My experience: R package GGIR started based on my own published PhD thesis work and benefited from additional publications in later years. Over time I learnt that a strong focus on publications makes it harder to also improve my coding skills and have time for the bigger coding challenges. So, I shifted my focus to encouraging academic package users to do the necessary research publications.
Following the rOpenSci package development guide will reduce the effort needed to maintain the package, and will make it easier for outsiders to contribute. Needless to say that community guidelines do not generate time (salary) for people to actually do the maintenance. Therefore, following community guidelines is best combined with other options mentioned in this blog post.
My experience: I started my package in 2013 when I did not have peers to coach me. Submitting the package to CRAN helped me to become aware and comply with the community standards at the time. Further, I learned about unit-testing and the concepts of clean code in the job I had between 2015 and 2019, which also helped to boost package quality. I know the package is still not perfect, but I see it as a gradual process where every year I try to make the package a bit more compliant with standards.
Try to minimize the amount of package components you develop and maintain yourself by aiming to rely as much as possible on off the shelf solutions developed and maintained by others, either commercially or open-source.

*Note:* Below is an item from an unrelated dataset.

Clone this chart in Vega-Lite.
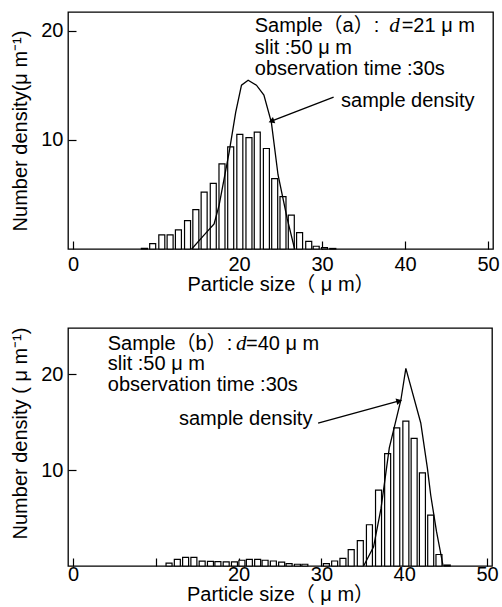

My experience: I had a few bad experiences with dependencies being deprecated, by which I have become more careful in adding dependencies. Also, I sometimes find it difficult to find off the shelf solutions for what I need. That said, if I find a well maintained R package that offers a functionality I need in a few lines of code that I cannot write myself easily in base R code then I will consider it as a dependency in line with the guidance by https://r-pkgs.org/dependencies-mindset-background.html.
Your relentless efforts to maintain the package may be the exact reason why other stakeholders do not step in. Announcing to stop the maintenance of the package might trigger stakeholders to help find a solution. Stopping maintenance can come in different flavors:
Note that this approach may actually be better than being a maintainer in name only without spending time on the package. By clearly communicating the maintenance status to users and potential contributors, you avoid false expectations.
On a side note - If there is another R package with similar functionality as yours then it may actually be worth considering stopping maintenance and deprecating your package as it may help to channel scarce maintenance efforts towards this other package.
My experience: At the moment, doing any of these would conflict with my business interests as maintenance requests are a potential source of income for me. However, if I stopped my business then stopping the maintenance (fully, temporarily or partially) could be a strategy.
I hope you found this list of sustainability strategies useful, either for your own package or to learn how you can support someone else’s package. If you think I have missed an option or disagree with the ones I have mentioned: Please leave your thoughts in the comments!
This blog post is based on a blog post I wrote in 2017, but updated with my experiences from the past 7 years and now tailored to the rOpenSci community.